Thursday, 25/06/2009 10:49

Impact of crisis on Vietnam will last a while: Experts

Vietnam’s heavy reliance on export-based growth is likely to see the global crisis cast its shadow over the economy for longer than expected, leading economists say.

“The government’s policies to stimulate consumption have proved effective, but only partly so,” said Bui Nguyen Khanh, General Director of the Ca Mau Seafood Company in the Mekong Delta’s Ca Mau Province.

Khanh said his company’s sales had so far this year dropped 40 percent year-on-year.

Businesses are still facing difficulties including capital flow, he said.

“Vietnam’s economy has shown some good signs, but there’s nothing to be sure about how things will change.”

Economist Le Dang Doanh said the chance for Vietnam’s economy to regain its momentum soon is “slim.”

“Things won’t be good this year, and might remain bad for the next several years.”

Doanh said there has been some recovery in real estate and stock markets, “yet the whole situation is uncertain, risks of inflation are very obvious, the trade deficit is high and there’s imbalanced development at the microeconomic level.”

As the export sector accounts for 72 percent of the country’s GDP and employs a large workforce, Doanh said that Vietnam “shouldn’t be too optimistic” because the world economy in general has not recovered.

Too much optimism will cause businesses to rush in to invest and when their products cannot be sold, the situation will be harder to cope with, he said.

Economist Pham Chi Lan said “there’s no firm clue to deduce that Vietnam’s economy will recover and grow quickly again.”

Lan said there’s been no data or figures that prove the effectiveness of the stimulus packages, such as how much money has been disbursed, where it has ended up, and how it has been used.

She said the unemployment rate, an important economic criterion, will only go down when the basic sectors of the economy such as export and industry are saved from the current crisis.

“Official figures about people losing jobs in Vietnam are not reliable,” she said.

More than 64,000 workers lost their jobs in the first quarter this year, mainly at businesses and industrial parks in large cities and towns like Hanoi, Ho Chi Minh City, Binh Duong, Dong Nai and Hai Phong, the government said. The unemployment figure was compiled using data from 48 cities and provinces.

The government estimates around 300,000 people nationwide will lose their jobs by the end of this year. The figure last year was 66,707, based on data from 41 localities, local online newspaper VietNamNet reported.

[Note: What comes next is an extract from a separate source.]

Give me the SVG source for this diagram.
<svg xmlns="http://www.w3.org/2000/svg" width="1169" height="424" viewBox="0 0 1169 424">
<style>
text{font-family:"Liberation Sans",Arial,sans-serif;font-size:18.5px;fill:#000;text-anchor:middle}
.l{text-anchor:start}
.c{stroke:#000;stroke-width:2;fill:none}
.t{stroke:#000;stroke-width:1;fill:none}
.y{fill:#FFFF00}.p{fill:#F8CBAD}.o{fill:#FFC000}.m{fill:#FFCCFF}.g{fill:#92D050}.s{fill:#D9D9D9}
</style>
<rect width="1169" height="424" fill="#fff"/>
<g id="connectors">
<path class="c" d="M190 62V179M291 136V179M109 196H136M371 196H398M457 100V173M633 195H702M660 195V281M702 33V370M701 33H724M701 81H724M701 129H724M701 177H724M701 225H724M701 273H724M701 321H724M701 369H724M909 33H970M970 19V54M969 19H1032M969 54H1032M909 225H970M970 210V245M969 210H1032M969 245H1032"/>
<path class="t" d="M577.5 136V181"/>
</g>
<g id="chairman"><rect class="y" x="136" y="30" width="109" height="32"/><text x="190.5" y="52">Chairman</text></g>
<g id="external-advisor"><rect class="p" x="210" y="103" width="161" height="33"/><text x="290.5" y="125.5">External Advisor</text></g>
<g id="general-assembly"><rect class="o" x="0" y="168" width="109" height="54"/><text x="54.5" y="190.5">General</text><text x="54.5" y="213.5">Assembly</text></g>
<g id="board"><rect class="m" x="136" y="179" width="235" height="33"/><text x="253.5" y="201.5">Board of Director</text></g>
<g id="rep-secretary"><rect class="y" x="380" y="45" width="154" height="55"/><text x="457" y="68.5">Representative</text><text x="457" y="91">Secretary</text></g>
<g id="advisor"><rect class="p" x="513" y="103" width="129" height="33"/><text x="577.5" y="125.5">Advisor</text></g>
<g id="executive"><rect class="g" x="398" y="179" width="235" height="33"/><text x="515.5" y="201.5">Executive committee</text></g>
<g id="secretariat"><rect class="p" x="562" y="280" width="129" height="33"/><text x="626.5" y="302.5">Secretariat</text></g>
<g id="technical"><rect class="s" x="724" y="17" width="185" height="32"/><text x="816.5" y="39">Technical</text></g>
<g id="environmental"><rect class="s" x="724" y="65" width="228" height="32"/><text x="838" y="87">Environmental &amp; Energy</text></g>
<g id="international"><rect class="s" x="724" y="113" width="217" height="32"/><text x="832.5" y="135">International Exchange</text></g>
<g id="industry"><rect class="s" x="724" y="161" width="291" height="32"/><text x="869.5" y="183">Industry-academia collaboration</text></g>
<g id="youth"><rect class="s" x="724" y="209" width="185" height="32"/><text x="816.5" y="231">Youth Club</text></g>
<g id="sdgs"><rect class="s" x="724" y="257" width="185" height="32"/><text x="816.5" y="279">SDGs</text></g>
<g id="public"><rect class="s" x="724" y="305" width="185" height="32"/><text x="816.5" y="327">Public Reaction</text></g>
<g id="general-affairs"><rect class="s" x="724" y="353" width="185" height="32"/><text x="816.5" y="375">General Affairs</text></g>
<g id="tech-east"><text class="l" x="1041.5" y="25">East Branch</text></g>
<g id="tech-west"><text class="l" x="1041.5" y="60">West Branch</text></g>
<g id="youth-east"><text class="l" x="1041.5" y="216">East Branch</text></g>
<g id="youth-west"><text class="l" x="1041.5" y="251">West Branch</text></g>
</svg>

Nguyen Hai Nam, Director of HCMC-based Li Ta Company that imports cloth and owns the Bolzano fashion brand, said his business has somehow benefited from the government’s stimulus packages but a recent increase in fuel, power and water prices “really worries me.”

Nam said the more expensive bills have pushed his production costs up a further 10 percent.

The International Monetary Fund (IMF) in March listed Vietnam among 26 countries that are “highly vulnerable” to the global financial crisis, Reuters reported.

The overall fiscal balance of developing countries is likely to deteriorate on average by 2.5 percentage points of GDP in 2009, the IMF said. Commodity exporters will be hardest hit, with a decline in fiscal positions of about 5 percentage points of GDP on average.

Speaking at a Hanoi conference Tuesday on prospects and problems for Vietnam’s economy in the 2009- 2010 period, professor Dang Xuan Thanh from the Institute of World Economics and Politics said foreign direct investment in Vietnam has dropped and can hardly improve in the near future.

Meanwhile foreign indirect investment has dwindled down to almost nothing and money sent home by overseas Vietnamese is also decreasing, Thanh told the conference co-organized by Dien Dan Doanh Nghiep (Business Forum) newspaper and the Vietnam Institute of Economics.

The World Bank said Tuesday it expected Vietnam’s GDP growth to decrease to 3.5 percent this year, down from 6.2 percent last year and the March forecast of 5.5 percent.

The Washington-based lender estimated average economic growth in developing countries at 1.2 percent this year.